It's been a reasonably pleasant day in Manchester, most people would have gone about their normal daily business and Greater Manchester Police have another reported crime on their casebooks.
Whilst the print media, the bookmakers and most other people not connected with Manchester City have been holding a kangaroo court to try Emmanual Adebayour in his absence, the local constabulary are dealing with a complaint about Robin Van Persie's post goal celebration. The eyes of the footballing world are on Adebayour for running past 16,000 of his own fans, arms aloft before sinking to his knees in front of a collection of London based racists. A smile had spread across his face the moment the ball hit the net and it was still there 20 seconds and 100 yards later as the Arsenal fans pelted him with bottles and seats. The smile was sadly missing from Gary Neville's face a couple of years earlier when he confronted the Liverpool fans with a display of badge kissing and air punching to celebrate somebody else's goal.
Van Persie 'celebrated' in a somewhat different way. After scoring an important equaliser, he ran towards the City fans and delivered an assortment of gestures and profanities so obvious and foul that most media clips have had to be edited. Despite the fact the goal was scored at the South Stand where the Arsenal fans were contained, he chose to confront City supporters in a section of the stadium often reserved for families. The FA have said nothing, the referee has not reported the incident and the 4th official was a matter of yards from the outrage. It's a sad state of affairs when a fan has to report the matter to the police before any action is taken.

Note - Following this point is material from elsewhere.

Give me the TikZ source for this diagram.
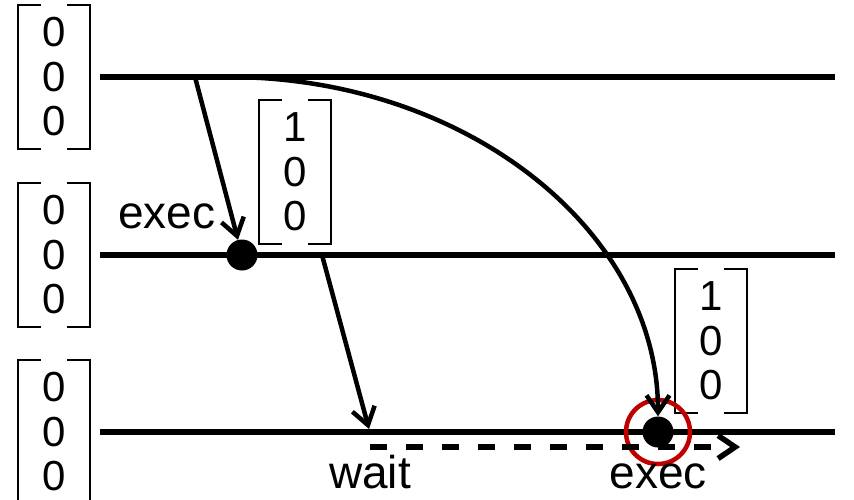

It's now dark in both Manchester and London and the FA still remain tight-lipped. Maybe there is a procession of grey suited men, marching slowly from Soho Square with burning crosses aloft ready to announce the fate of Adebayour at an hour designed not to inconvenience the headline writers of tomorrow mornings papers. It was them after all that have acted as judge, jury and executioner is the whole one-sided affair.